Guadalupe Maravilla
Artist Statement
Guadalupe Maravilla is a transdisciplinary visual artist, choreographer, and healer. At the age of eight, Maravilla was part of the first wave of unaccompanied, undocumented children to arrive at the United States border in the 1980s as a result of the Salvadoran Civil War. In 2006, Maravilla became a U.S. citizen and in 2016, he adopted the name Guadalupe Maravilla in solidarity with his undocumented father, who uses Maravilla as his last name. As an acknowledgment to his past, Maravilla grounds his practice in the historical and contemporary contexts of the undocumented and cancer communities. Combining pre-colonial Central American ancestry, personal mythology, and collaborative performative acts, Maravilla’s performances, objects, and drawings trace the history of his own displacement and that of others. Culling the entangled fictional and autobiographical genealogies of border crossing accounts, Maravilla nurtures collective narratives of trauma into celebrations of perseverance and humanity. Across all media, Maravilla explores how the systemic abuse of immigrants physically manifests in the body, reflecting on his own battle with cancer, which began in his gut. Maravilla’s large-scale sculptures, titled Disease Throwers, function as headdresses, instruments, and shrines through the incorporation of materials collected from sites along his own migratory path.
- December 2023
Biography
Guadalupe Maravilla is a visual artist who combines sculpture, painting, performative acts, and installation to ground his transdisciplinary practice in activism and healing. Engaging a wide variety of visual cultures, Maravilla’s work is autobiographical, referencing his unaccompanied, undocumented migration to the United States due to the Salvadoran Civil War. Across media, his work explores how the systemic abuse of immigrants physically manifests in the body, reflecting on his own battle with cancer. Drawing upon accounts of interconnected fictional and autobiographical genealogies of border crossings, Maravilla nurtures collective narratives of trauma into celebrations of perseverance and humanity.

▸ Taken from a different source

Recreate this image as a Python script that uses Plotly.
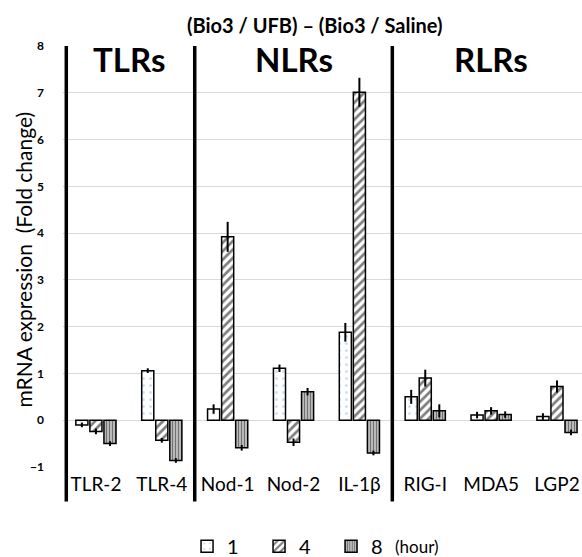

His monumental sculpture, Mariposa Relámpago, is a vibrational healing instrument that was formerly a school bus in El Salvador. The bus followed Maravilla’s migration journey from El Salvador, through Mexico, and into the United States. Like many other works in his Disease Throwers series, the piece incorporates natural materials, handmade objects, and items collected while retracing his migratory route. Every sculpture includes metal gongs that are activated during public sound baths to deploy the powers of vibrational sound as a form of healing. Originally commissioned in May 2023 by the Institute of Contemporary Art in Boston, MA, Mariposa Relámpago is a touring piece presented at Ballroom Marfa, Marfa, TX (2023); The Contemporary Austin’s Betty and Edward Marcus Sculpture Park at Laguna Gloria, Austin, TX (2024); and the Blaffer Art Museum at the University of Houston, Houston, TX (2024).
Maravilla’s solo exhibitions include La Alegría del Fuego, mor charpentier, Paris, France (2023); Guadalupe Maravilla: Purring Monsters with Mirrors on Their Backs, Museum of Contemporary Art Denver, Denver, CO (2022); Guadalupe Maravilla: Tierra Blanca Joven, Brooklyn Museum, Brooklyn, NY (2022); Sound Botánica, Henie Onstad Kunstsenter, Oslo Norway (2022); Luz y fuerza, Museum of Modern Art, New York, NY (2021); and Planeta Abuelx, Socrates Sculpture Park, New York, NY (2021).
Maravilla has received the Art For Justice Fund Award (2022), which he donated to the Good Shepherd Lutheran Church in Bay Ridge, Brooklyn. He was selected to receive a Joan Mitchell Fellowship (2022), the Latinx Artist Fellowship (2021) sponsored by The Andrew W. Mellon & Ford Foundations, and the Lise Wilhelmsen Art Award (2021) and corresponding exhibition at the Henie Onstad Kunstsenter. Maravilla received his B.F.A. from the School of Visual Arts in 2003, and his M.F.A. from Hunter College in 2013.